- PROBLEM STATEMENT
Write the records out again, precisely as they stand.
-- Begin DATA EXTRACT --
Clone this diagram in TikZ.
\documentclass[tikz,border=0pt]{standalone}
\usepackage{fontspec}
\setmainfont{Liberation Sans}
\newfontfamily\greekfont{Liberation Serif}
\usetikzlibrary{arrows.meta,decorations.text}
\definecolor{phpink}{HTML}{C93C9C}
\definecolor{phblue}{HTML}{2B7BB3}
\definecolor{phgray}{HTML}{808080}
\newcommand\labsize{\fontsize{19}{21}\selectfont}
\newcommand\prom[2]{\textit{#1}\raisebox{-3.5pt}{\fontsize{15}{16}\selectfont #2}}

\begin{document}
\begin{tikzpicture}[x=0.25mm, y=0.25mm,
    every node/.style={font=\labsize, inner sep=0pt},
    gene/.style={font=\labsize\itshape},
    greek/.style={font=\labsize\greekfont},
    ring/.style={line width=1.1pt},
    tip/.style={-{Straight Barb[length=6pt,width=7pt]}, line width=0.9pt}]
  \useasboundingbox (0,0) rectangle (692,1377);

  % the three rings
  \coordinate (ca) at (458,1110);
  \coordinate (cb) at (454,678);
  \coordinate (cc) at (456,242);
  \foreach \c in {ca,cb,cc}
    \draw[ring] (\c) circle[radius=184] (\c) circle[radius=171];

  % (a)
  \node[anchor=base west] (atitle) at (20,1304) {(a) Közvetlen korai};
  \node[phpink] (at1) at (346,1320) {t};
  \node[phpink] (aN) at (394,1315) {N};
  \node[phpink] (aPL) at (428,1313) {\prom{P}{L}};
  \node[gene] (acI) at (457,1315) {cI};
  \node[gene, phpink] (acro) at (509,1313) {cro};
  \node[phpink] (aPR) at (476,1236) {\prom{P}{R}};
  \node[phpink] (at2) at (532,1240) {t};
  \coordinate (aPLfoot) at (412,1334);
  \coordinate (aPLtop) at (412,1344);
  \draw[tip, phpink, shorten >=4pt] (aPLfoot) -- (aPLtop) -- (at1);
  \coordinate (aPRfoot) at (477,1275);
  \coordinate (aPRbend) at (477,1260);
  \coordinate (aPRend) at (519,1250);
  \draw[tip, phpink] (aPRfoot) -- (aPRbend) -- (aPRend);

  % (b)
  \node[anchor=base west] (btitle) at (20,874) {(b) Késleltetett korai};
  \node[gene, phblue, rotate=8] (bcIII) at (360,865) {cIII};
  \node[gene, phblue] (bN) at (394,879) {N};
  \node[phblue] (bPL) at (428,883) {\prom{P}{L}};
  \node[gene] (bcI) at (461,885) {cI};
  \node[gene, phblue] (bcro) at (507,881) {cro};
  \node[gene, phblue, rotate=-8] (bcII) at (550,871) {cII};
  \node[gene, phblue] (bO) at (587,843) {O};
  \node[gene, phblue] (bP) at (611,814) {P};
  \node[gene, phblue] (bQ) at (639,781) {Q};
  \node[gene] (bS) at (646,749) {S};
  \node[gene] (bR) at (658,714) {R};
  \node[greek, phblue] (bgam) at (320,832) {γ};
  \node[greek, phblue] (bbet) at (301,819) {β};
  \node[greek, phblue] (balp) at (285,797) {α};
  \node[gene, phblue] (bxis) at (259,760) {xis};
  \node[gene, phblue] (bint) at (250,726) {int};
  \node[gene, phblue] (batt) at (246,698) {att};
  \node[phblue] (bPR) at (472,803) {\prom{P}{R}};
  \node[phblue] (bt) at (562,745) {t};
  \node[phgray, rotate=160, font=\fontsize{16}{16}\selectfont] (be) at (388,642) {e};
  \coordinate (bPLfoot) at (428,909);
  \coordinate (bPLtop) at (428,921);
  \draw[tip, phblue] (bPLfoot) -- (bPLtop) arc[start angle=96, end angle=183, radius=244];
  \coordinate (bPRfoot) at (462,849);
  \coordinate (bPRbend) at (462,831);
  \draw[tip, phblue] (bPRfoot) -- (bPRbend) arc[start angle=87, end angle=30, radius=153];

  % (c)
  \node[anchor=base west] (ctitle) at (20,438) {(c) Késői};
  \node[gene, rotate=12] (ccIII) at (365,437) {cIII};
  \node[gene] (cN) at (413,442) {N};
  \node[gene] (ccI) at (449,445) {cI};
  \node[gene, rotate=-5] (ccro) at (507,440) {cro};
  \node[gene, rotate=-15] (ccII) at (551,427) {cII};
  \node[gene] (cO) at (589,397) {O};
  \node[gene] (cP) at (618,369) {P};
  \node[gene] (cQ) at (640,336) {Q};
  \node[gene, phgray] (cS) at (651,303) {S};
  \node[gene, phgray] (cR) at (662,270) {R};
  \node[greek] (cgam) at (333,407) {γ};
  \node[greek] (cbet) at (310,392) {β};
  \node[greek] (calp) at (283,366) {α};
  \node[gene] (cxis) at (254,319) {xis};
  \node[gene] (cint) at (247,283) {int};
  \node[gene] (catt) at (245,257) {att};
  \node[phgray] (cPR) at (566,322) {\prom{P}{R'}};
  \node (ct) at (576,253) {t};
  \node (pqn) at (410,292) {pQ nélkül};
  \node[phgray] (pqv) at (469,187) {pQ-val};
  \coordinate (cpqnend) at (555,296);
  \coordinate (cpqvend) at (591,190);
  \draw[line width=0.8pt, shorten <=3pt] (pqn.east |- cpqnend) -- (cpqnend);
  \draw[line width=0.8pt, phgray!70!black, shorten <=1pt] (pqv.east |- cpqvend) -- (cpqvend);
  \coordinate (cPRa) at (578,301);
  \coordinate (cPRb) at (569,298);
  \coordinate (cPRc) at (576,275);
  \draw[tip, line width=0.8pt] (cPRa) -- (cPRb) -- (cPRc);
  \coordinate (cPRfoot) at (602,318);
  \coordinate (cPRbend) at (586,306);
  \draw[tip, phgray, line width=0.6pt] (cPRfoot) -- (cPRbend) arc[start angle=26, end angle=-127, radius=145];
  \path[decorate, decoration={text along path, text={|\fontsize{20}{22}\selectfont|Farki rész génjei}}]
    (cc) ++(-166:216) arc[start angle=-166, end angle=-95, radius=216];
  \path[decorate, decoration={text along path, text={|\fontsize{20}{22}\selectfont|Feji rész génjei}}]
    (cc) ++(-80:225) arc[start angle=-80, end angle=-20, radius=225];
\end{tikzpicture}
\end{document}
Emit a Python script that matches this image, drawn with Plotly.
-- End DATA EXTRACT --
- EXERCISE RESULT
Clone this diagram in TikZ.
\documentclass[tikz,border=0pt]{standalone}
\usepackage{fontspec}
\setmainfont{Liberation Sans}
\newfontfamily\greekfont{Liberation Serif}
\usetikzlibrary{arrows.meta,decorations.text}
\definecolor{phpink}{HTML}{C93C9C}
\definecolor{phblue}{HTML}{2B7BB3}
\definecolor{phgray}{HTML}{808080}
\newcommand\labsize{\fontsize{19}{21}\selectfont}
\newcommand\prom[2]{\textit{#1}\raisebox{-3.5pt}{\fontsize{15}{16}\selectfont #2}}

\begin{document}
\begin{tikzpicture}[x=0.25mm, y=0.25mm,
    every node/.style={font=\labsize, inner sep=0pt},
    gene/.style={font=\labsize\itshape},
    greek/.style={font=\labsize\greekfont},
    ring/.style={line width=1.1pt},
    tip/.style={-{Straight Barb[length=6pt,width=7pt]}, line width=0.9pt}]
  \useasboundingbox (0,0) rectangle (692,1377);

  % the three rings
  \coordinate (ca) at (458,1110);
  \coordinate (cb) at (454,678);
  \coordinate (cc) at (456,242);
  \foreach \c in {ca,cb,cc}
    \draw[ring] (\c) circle[radius=184] (\c) circle[radius=171];

  % (a)
  \node[anchor=base west] (atitle) at (20,1304) {(a) Közvetlen korai};
  \node[phpink] (at1) at (346,1320) {t};
  \node[phpink] (aN) at (394,1315) {N};
  \node[phpink] (aPL) at (428,1313) {\prom{P}{L}};
  \node[gene] (acI) at (457,1315) {cI};
  \node[gene, phpink] (acro) at (509,1313) {cro};
  \node[phpink] (aPR) at (476,1236) {\prom{P}{R}};
  \node[phpink] (at2) at (532,1240) {t};
  \coordinate (aPLfoot) at (412,1334);
  \coordinate (aPLtop) at (412,1344);
  \draw[tip, phpink, shorten >=4pt] (aPLfoot) -- (aPLtop) -- (at1);
  \coordinate (aPRfoot) at (477,1275);
  \coordinate (aPRbend) at (477,1260);
  \coordinate (aPRend) at (519,1250);
  \draw[tip, phpink] (aPRfoot) -- (aPRbend) -- (aPRend);

  % (b)
  \node[anchor=base west] (btitle) at (20,874) {(b) Késleltetett korai};
  \node[gene, phblue, rotate=8] (bcIII) at (360,865) {cIII};
  \node[gene, phblue] (bN) at (394,879) {N};
  \node[phblue] (bPL) at (428,883) {\prom{P}{L}};
  \node[gene] (bcI) at (461,885) {cI};
  \node[gene, phblue] (bcro) at (507,881) {cro};
  \node[gene, phblue, rotate=-8] (bcII) at (550,871) {cII};
  \node[gene, phblue] (bO) at (587,843) {O};
  \node[gene, phblue] (bP) at (611,814) {P};
  \node[gene, phblue] (bQ) at (639,781) {Q};
  \node[gene] (bS) at (646,749) {S};
  \node[gene] (bR) at (658,714) {R};
  \node[greek, phblue] (bgam) at (320,832) {γ};
  \node[greek, phblue] (bbet) at (301,819) {β};
  \node[greek, phblue] (balp) at (285,797) {α};
  \node[gene, phblue] (bxis) at (259,760) {xis};
  \node[gene, phblue] (bint) at (250,726) {int};
  \node[gene, phblue] (batt) at (246,698) {att};
  \node[phblue] (bPR) at (472,803) {\prom{P}{R}};
  \node[phblue] (bt) at (562,745) {t};
  \node[phgray, rotate=160, font=\fontsize{16}{16}\selectfont] (be) at (388,642) {e};
  \coordinate (bPLfoot) at (428,909);
  \coordinate (bPLtop) at (428,921);
  \draw[tip, phblue] (bPLfoot) -- (bPLtop) arc[start angle=96, end angle=183, radius=244];
  \coordinate (bPRfoot) at (462,849);
  \coordinate (bPRbend) at (462,831);
  \draw[tip, phblue] (bPRfoot) -- (bPRbend) arc[start angle=87, end angle=30, radius=153];

  % (c)
  \node[anchor=base west] (ctitle) at (20,438) {(c) Késői};
  \node[gene, rotate=12] (ccIII) at (365,437) {cIII};
  \node[gene] (cN) at (413,442) {N};
  \node[gene] (ccI) at (449,445) {cI};
  \node[gene, rotate=-5] (ccro) at (507,440) {cro};
  \node[gene, rotate=-15] (ccII) at (551,427) {cII};
  \node[gene] (cO) at (589,397) {O};
  \node[gene] (cP) at (618,369) {P};
  \node[gene] (cQ) at (640,336) {Q};
  \node[gene, phgray] (cS) at (651,303) {S};
  \node[gene, phgray] (cR) at (662,270) {R};
  \node[greek] (cgam) at (333,407) {γ};
  \node[greek] (cbet) at (310,392) {β};
  \node[greek] (calp) at (283,366) {α};
  \node[gene] (cxis) at (254,319) {xis};
  \node[gene] (cint) at (247,283) {int};
  \node[gene] (catt) at (245,257) {att};
  \node[phgray] (cPR) at (566,322) {\prom{P}{R'}};
  \node (ct) at (576,253) {t};
  \node (pqn) at (410,292) {pQ nélkül};
  \node[phgray] (pqv) at (469,187) {pQ-val};
  \coordinate (cpqnend) at (555,296);
  \coordinate (cpqvend) at (591,190);
  \draw[line width=0.8pt, shorten <=3pt] (pqn.east |- cpqnend) -- (cpqnend);
  \draw[line width=0.8pt, phgray!70!black, shorten <=1pt] (pqv.east |- cpqvend) -- (cpqvend);
  \coordinate (cPRa) at (578,301);
  \coordinate (cPRb) at (569,298);
  \coordinate (cPRc) at (576,275);
  \draw[tip, line width=0.8pt] (cPRa) -- (cPRb) -- (cPRc);
  \coordinate (cPRfoot) at (602,318);
  \coordinate (cPRbend) at (586,306);
  \draw[tip, phgray, line width=0.6pt] (cPRfoot) -- (cPRbend) arc[start angle=26, end angle=-127, radius=145];
  \path[decorate, decoration={text along path, text={|\fontsize{20}{22}\selectfont|Farki rész génjei}}]
    (cc) ++(-166:216) arc[start angle=-166, end angle=-95, radius=216];
  \path[decorate, decoration={text along path, text={|\fontsize{20}{22}\selectfont|Feji rész génjei}}]
    (cc) ++(-80:225) arc[start angle=-80, end angle=-20, radius=225];
\end{tikzpicture}
\end{document}
Emit a Python script that matches this image, drawn with Plotly.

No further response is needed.